Aim of the exercise
Set down, exactly as written, the lines from the top of the data to the line that holds "import plotly.graph_objects as go", and omit the pictures.

Raw data
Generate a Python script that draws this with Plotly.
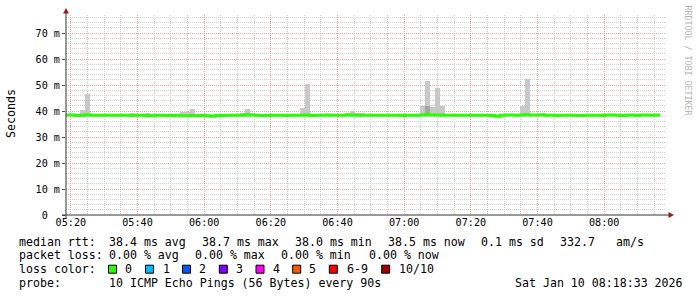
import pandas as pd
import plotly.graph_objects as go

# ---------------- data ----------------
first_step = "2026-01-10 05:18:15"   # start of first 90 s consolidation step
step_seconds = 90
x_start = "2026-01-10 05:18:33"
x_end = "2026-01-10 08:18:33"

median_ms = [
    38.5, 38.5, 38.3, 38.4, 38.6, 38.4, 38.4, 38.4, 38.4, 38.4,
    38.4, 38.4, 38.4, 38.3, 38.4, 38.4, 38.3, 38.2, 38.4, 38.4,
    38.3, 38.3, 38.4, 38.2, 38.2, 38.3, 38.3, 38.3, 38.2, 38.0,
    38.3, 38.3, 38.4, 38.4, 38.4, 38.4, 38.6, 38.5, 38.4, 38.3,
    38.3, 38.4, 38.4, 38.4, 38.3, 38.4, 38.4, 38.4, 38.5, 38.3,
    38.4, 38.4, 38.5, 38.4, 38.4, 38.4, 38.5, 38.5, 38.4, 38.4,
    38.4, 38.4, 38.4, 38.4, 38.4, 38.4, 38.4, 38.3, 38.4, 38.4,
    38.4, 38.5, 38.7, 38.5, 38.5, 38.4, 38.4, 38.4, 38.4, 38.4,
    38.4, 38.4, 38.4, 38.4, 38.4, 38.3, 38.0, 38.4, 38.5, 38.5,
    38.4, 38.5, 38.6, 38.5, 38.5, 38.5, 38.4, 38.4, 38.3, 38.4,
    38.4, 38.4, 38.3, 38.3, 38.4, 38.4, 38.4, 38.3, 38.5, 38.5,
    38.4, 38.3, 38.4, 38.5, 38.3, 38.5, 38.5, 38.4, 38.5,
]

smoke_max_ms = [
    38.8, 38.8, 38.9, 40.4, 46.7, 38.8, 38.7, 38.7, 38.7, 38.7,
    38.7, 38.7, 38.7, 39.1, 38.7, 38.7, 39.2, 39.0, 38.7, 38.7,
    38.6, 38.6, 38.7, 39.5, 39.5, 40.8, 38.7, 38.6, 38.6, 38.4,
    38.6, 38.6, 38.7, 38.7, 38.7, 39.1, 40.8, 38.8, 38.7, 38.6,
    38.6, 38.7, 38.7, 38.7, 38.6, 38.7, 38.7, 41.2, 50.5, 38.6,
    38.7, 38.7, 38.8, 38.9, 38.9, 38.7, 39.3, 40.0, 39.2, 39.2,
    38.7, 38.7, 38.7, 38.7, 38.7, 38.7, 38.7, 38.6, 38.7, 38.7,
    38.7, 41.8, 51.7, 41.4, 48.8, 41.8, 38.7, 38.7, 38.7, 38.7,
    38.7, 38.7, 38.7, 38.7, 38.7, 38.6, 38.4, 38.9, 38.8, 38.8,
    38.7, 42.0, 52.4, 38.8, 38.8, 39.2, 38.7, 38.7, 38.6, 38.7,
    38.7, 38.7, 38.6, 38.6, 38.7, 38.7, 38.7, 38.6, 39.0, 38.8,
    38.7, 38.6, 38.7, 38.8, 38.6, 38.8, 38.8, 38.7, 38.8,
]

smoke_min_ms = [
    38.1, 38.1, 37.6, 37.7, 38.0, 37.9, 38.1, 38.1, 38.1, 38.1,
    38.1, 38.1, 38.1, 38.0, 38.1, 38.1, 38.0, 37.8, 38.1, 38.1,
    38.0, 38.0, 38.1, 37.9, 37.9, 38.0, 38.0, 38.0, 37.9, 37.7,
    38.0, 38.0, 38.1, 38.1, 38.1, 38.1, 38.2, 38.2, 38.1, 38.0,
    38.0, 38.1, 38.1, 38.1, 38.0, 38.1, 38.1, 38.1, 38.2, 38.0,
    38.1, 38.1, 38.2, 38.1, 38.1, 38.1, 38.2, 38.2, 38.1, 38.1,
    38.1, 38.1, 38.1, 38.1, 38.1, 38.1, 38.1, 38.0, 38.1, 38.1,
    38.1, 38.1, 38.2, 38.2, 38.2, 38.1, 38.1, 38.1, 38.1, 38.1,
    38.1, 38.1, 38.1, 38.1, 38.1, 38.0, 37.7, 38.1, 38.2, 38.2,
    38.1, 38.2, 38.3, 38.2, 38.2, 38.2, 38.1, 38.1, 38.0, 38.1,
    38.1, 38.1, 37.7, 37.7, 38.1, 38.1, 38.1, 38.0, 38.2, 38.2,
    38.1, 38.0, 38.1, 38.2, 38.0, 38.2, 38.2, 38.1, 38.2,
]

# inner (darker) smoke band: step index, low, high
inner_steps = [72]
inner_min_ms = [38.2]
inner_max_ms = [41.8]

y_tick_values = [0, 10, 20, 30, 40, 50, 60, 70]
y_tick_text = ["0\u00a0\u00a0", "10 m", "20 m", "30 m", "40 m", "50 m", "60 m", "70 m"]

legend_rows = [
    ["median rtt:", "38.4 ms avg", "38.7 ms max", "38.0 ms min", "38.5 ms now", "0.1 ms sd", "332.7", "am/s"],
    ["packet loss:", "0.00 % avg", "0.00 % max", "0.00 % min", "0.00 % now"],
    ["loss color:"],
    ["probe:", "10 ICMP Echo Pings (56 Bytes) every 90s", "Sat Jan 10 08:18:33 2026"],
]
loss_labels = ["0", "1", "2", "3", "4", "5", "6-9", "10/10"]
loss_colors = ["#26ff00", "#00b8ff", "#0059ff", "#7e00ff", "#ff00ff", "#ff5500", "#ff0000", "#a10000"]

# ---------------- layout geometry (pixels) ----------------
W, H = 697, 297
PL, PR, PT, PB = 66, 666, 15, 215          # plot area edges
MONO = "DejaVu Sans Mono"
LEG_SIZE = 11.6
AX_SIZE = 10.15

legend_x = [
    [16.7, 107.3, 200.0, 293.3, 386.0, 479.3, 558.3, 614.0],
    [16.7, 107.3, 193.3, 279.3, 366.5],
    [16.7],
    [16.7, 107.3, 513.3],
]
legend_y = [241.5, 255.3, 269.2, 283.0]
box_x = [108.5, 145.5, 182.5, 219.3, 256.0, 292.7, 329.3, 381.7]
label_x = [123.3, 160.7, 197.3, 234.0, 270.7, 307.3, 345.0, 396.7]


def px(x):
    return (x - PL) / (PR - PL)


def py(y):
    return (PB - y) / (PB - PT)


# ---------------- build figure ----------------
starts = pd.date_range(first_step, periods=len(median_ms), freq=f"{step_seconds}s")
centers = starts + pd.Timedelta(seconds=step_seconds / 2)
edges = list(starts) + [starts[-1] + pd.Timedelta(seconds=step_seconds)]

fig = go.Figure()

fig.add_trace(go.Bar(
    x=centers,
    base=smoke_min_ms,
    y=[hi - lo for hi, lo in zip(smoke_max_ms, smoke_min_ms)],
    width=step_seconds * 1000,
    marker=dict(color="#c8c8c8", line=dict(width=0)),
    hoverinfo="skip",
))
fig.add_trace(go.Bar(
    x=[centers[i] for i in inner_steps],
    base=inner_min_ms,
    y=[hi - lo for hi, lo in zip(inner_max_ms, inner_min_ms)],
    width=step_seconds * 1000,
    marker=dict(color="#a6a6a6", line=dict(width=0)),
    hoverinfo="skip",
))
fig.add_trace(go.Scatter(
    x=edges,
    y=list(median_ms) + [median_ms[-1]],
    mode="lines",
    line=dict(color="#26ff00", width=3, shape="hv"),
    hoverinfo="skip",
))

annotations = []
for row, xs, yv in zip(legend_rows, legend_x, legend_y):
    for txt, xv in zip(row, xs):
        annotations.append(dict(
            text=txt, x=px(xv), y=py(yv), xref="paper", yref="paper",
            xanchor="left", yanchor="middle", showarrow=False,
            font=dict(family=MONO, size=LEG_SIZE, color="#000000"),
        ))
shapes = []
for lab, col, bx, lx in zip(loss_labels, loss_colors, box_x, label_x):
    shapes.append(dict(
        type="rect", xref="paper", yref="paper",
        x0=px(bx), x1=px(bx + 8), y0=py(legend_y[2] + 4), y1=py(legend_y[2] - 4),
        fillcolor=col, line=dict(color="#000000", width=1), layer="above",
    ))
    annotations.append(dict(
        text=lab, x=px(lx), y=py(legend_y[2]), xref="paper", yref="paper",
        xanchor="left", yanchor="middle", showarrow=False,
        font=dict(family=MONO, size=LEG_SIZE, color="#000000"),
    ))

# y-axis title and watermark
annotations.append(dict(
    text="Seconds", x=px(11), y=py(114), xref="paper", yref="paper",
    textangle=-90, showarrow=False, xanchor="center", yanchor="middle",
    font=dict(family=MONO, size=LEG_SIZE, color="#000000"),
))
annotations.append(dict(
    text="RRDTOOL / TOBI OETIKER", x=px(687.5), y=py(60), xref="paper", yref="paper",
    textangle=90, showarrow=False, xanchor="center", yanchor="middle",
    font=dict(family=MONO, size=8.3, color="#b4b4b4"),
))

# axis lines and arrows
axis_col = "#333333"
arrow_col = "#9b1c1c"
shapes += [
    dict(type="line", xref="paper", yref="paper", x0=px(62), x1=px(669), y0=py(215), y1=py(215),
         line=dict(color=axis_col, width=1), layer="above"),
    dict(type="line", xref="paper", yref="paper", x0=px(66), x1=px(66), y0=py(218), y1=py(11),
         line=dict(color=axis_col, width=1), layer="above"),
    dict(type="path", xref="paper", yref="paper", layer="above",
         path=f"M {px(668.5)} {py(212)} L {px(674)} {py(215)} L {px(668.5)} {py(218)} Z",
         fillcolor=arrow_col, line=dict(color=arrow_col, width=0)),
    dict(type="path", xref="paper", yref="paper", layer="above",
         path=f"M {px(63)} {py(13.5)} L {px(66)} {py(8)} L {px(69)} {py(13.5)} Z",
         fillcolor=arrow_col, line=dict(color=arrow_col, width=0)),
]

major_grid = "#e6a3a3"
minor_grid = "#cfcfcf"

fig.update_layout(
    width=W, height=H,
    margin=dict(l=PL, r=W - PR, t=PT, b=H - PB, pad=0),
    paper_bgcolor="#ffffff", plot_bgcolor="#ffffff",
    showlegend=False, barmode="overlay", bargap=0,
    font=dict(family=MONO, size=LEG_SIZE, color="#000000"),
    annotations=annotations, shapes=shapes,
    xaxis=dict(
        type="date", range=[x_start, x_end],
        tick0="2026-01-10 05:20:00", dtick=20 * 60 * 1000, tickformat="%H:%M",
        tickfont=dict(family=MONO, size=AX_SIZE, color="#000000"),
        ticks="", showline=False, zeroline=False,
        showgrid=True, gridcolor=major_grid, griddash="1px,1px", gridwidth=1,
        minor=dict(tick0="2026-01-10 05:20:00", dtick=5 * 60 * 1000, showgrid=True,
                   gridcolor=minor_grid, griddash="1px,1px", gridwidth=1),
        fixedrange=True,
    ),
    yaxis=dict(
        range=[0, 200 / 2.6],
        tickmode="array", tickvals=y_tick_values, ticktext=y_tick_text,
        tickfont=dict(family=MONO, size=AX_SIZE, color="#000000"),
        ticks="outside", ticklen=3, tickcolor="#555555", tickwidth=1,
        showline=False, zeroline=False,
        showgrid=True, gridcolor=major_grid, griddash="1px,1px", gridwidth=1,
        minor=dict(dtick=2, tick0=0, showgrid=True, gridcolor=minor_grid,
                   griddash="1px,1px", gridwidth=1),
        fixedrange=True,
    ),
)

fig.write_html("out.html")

Solution below
Generate a Python script that draws this with Plotly.
import pandas as pd
import plotly.graph_objects as go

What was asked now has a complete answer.